Differences that matter

By Christopher Williams

Each time that I visit the States, people ask me: “What is it like being a Black man in China compared to the USA?” My response is that it is very different for many reasons. I stress that if the social conditions were similar to the USA; there would be no reason for me to reside in China for over a decade. For example, if I had to endure the arbitrary and capricious harassment by the Chinese police for simply leaving my home and walking down the street, I would have left many years ago.

About four weeks after returning to China from the USA, the answer to this persistent question revealed itself to me. The truth appeared naturally, as bright as the morning sun piercing through the curtains. As I laid there before rising to begin another day, I admitted to myself that there is a huge difference waking up in a society where you do not feel that you have a gun pointed at your head or a knife aimed at your nuts, literally or figuratively. These are the fundamental differences between China and the USA that matter to me. These differences are as wide and as deep as the Pacific Ocean.
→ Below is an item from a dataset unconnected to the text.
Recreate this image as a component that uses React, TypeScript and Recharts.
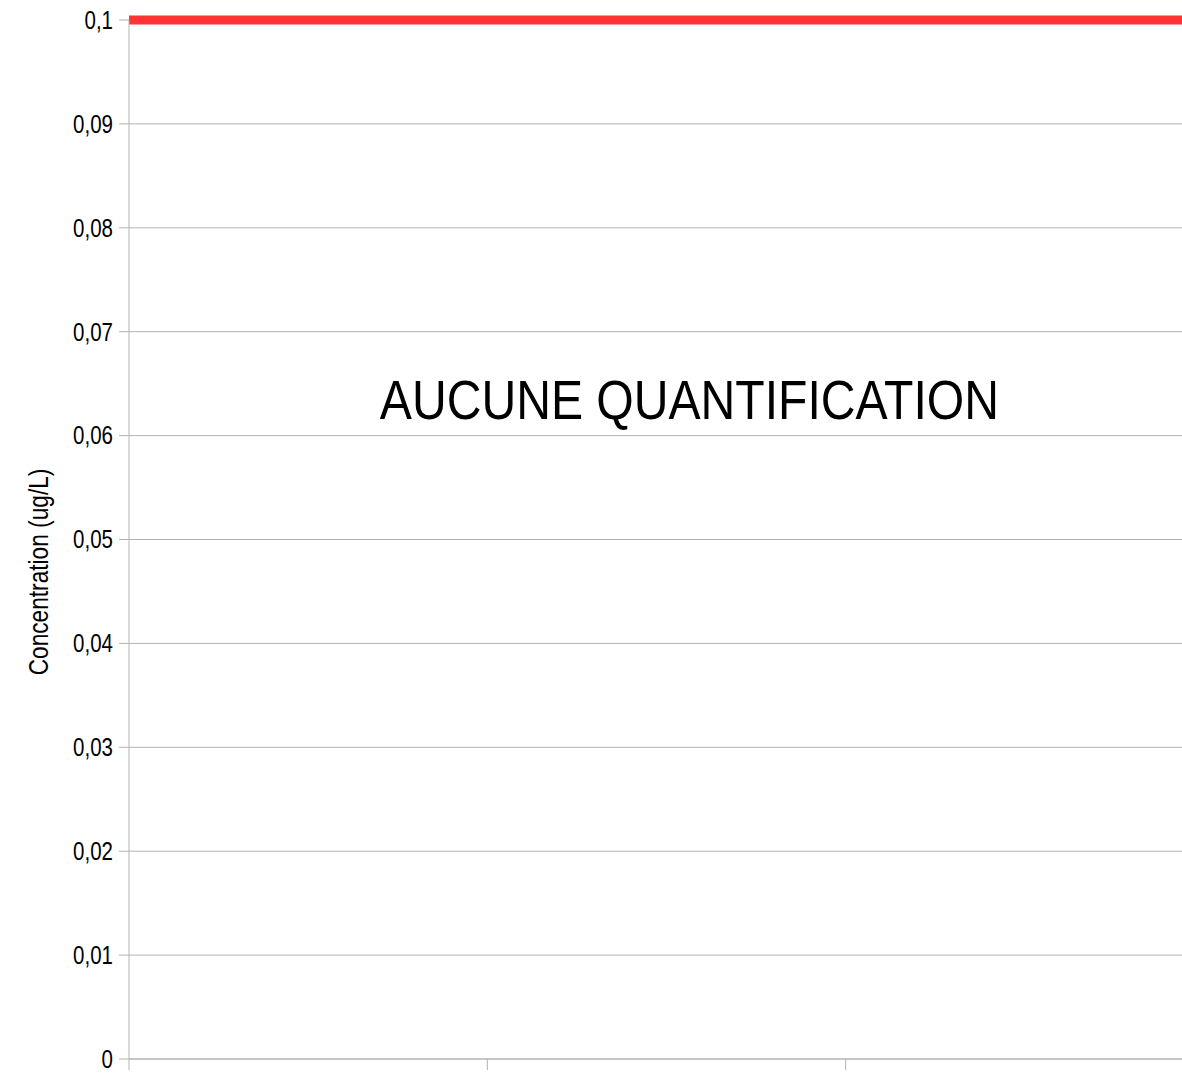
import {
  ComposedChart,
  CartesianGrid,
  Line,
  ReferenceDot,
  ReferenceLine,
  XAxis,
  YAxis,
} from "recharts";

// sampling periods (labels cut off in the source picture)
const categories = ["", "", ""];
// measured concentrations: nothing quantified
const concentrations: Array<number | null> = [null, null, null];
// regulatory threshold (ug/L)
const threshold = 0.1;
const yTicks = [0, 0.01, 0.02, 0.03, 0.04, 0.05, 0.06, 0.07, 0.08, 0.09, 0.1];
const xTicks = [0, 1, 2, 3];
const noteText = "AUCUNE QUANTIFICATION";
const yLabel = "Concentration (ug/L)";

// no narrow face available: Liberation Sans squeezed horizontally
const FONT = "'Liberation Sans', Arial, sans-serif";
const GRID = "#b3b3b3";

const data = categories.map((name, i) => ({
  name,
  x: i + 0.5,
  value: concentrations[i],
}));

const fmt = (v: number) => String(v).replace(".", ",");

function YTick(props: any) {
  const { x, y, payload } = props;
  return (
    <g transform={`translate(${x},${y})`}>
      <text
        transform="scale(0.82,1)"
        textAnchor="end"
        dy="0.355em"
        fontSize={25}
        fontFamily={FONT}
        fill="#000000"
      >
        {fmt(payload.value)}
      </text>
    </g>
  );
}

function Note(props: any) {
  const { cx, cy } = props;
  if (cx == null || cy == null) return <g />;
  return (
    <g transform={`translate(${cx},${cy})`}>
      <text
        transform="scale(0.875,1)"
        textAnchor="middle"
        dy="0.355em"
        fontSize={55}
        fontFamily={FONT}
        fill="#000000"
      >
        {noteText}
      </text>
    </g>
  );
}

export default function App() {
  return (
    <div
      style={{
        position: "absolute",
        left: 0,
        top: 0,
        width: 1182,
        height: 1073,
        overflow: "hidden",
        background: "#ffffff",
      }}
    >
      <ComposedChart
        width={1220}
        height={1073}
        data={data}
        margin={{ top: 20, right: 16, bottom: 0, left: 0 }}
      >
        <CartesianGrid stroke={GRID} vertical={false} />
        <XAxis
          dataKey="x"
          type="number"
          domain={[0, 3]}
          allowDataOverflow
          ticks={xTicks}
          interval={0}
          tickFormatter={() => ""}
          tickSize={11}
          height={14}
          stroke={GRID}
        />
        <YAxis
          type="number"
          domain={[0, 0.1]}
          allowDataOverflow
          ticks={yTicks}
          interval={0}
          width={129}
          tickSize={10}
          tickMargin={6}
          stroke={GRID}
          tick={<YTick />}
          label={{
            content: () => (
              <g transform="translate(48,572) rotate(-90)">
                <text
                  transform="scale(0.84,1)"
                  textAnchor="middle"
                  fontSize={27}
                  fontFamily={FONT}
                  fill="#000000"
                >
                  {yLabel}
                </text>
              </g>
            ),
          }}
        />
        <Line
          dataKey="value"
          stroke="#004586"
          strokeWidth={3}
          dot={false}
          isAnimationActive={false}
        />
        <ReferenceLine y={threshold} stroke="#ff3333" strokeWidth={9} />
        <ReferenceDot x={1.564} y={0.0635} r={0} shape={<Note />} />
      </ComposedChart>
    </div>
  );
}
Consequently, when I walk along China’s streets, I do not feel that people are threatened or apprehensive by my presence. This does not mean that people do not stare at me because I am foreigner. On the contrary, people stare at me often, especially in places where locals do not expect to see any foreigners, African, European or otherwise. I am use to it now. Yet behind these stares and glances, I do not detect malice, hatred or contempt for my humanity. The vibrant colors of my skin, the helix coils of my hair, make me a foreigner, an outsider. Eventually when our eyes do meet, my difference does not disqualify me from being a human being.

A routine trip to a local market illustrates how natural mutual respect can be. I recall going to buy some vegetables a few days after getting my hair braided. The woman who I usually buy my produce from complimented me on new hair style, describing it as handsome. She asked me how long it took to complete. Inquiring further, she asked me if I braided it myself, and if not, where did get it done. I told her that it took about an hour and a half. She was not alone in her compliments or curiosity.
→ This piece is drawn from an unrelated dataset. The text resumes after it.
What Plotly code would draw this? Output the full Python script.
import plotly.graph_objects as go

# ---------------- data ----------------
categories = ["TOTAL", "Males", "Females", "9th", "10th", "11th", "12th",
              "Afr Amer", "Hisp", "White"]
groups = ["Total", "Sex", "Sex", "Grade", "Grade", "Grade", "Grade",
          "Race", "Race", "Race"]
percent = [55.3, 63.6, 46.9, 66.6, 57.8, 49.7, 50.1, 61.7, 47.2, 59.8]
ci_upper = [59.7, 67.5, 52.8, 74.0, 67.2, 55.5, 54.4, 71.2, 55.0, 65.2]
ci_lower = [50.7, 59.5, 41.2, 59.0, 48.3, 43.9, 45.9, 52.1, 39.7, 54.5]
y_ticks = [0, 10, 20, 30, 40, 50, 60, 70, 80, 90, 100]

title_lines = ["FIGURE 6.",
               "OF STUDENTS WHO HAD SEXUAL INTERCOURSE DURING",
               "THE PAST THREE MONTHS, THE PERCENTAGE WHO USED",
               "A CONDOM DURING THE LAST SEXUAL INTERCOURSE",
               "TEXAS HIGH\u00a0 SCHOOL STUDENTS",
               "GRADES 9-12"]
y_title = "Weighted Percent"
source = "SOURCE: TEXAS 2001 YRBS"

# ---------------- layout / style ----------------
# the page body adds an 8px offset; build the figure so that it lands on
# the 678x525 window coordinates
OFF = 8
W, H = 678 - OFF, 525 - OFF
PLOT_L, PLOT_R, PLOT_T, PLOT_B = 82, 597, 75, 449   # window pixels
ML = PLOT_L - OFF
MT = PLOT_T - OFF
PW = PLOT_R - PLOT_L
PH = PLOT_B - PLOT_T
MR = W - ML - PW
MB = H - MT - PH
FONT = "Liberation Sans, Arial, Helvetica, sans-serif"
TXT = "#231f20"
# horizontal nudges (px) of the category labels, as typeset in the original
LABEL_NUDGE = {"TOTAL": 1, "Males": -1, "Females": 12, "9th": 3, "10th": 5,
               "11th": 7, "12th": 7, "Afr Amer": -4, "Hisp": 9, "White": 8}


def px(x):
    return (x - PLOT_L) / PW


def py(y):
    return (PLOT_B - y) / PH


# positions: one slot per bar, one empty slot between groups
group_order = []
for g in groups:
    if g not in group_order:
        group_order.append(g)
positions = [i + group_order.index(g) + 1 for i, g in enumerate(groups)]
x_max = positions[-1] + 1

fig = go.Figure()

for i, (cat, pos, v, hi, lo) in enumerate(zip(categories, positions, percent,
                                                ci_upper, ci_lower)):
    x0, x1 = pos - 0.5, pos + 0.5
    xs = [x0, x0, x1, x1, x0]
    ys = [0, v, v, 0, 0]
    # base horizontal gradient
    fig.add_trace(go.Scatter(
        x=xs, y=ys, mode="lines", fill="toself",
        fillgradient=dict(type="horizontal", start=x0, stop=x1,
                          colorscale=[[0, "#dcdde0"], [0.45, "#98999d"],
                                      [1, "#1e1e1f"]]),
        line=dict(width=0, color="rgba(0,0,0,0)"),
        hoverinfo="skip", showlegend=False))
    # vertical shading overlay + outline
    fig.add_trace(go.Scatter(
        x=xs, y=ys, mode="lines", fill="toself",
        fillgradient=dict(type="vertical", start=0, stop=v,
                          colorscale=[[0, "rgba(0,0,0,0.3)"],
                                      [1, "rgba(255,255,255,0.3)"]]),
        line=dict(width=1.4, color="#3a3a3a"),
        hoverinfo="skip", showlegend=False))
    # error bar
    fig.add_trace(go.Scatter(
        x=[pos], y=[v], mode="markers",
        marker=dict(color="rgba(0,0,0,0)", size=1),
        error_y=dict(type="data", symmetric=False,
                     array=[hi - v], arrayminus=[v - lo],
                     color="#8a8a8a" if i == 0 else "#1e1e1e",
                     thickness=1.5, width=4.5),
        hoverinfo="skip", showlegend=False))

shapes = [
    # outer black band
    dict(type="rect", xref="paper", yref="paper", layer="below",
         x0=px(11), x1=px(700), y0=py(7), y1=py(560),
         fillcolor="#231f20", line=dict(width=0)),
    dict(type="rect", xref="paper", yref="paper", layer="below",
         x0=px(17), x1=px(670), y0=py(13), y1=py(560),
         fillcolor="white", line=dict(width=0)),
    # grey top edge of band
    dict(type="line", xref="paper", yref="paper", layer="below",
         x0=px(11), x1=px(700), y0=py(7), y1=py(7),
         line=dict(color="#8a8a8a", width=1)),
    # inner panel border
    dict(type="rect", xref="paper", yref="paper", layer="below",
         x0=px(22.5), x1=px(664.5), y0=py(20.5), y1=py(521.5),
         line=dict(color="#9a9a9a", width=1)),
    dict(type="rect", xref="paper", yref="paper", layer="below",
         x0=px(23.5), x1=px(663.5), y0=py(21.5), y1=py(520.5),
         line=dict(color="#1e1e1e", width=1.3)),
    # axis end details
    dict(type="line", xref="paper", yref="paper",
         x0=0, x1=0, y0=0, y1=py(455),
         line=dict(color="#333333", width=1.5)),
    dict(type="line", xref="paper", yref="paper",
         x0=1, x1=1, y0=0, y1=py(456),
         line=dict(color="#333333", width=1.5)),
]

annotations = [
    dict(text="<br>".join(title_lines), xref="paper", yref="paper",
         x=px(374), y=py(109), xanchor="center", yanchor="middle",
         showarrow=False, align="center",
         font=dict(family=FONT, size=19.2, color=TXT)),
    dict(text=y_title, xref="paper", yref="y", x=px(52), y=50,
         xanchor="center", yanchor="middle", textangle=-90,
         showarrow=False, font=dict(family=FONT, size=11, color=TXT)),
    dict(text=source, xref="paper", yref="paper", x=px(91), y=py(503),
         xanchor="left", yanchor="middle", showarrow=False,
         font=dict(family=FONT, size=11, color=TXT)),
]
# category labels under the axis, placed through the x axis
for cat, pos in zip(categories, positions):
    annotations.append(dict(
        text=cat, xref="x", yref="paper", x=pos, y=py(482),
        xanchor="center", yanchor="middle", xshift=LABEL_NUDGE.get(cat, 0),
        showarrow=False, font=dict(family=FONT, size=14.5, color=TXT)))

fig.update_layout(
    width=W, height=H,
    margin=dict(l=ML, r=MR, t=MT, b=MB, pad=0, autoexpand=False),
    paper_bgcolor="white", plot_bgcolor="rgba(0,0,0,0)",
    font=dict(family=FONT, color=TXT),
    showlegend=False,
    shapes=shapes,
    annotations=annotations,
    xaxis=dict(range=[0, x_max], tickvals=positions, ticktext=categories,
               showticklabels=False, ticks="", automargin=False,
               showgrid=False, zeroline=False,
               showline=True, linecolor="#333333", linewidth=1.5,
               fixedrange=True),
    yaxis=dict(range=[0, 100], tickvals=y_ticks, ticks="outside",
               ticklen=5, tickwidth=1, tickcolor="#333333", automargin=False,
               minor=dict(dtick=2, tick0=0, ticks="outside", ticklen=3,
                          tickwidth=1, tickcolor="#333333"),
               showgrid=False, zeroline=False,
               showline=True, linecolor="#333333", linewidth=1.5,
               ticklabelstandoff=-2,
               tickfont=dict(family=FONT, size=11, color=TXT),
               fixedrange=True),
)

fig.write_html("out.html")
My experience does not mean that China is a utopia or that Chinese people do not express prejudice or bigoted attitudes towards Africans or other foreigners. Rather my encounters have taught me that being African does not appear to register in the Chinese psyche or its social consciousness, in the same way it may in European or Anglo American mind. These are the differences that matter, differences that have reshaped my life.

Throughout my China sojourn, I have never felt that I have a target on my back. Whether standing on the Great Wall or elsewhere across this sprawling land, my manhood is not under constant physical and spiritual attack. Chinese people usually see me as another African and I can live comfortably and in peace with that reality. To reside in the castle of one’s own skin means that eventually you can find freedom.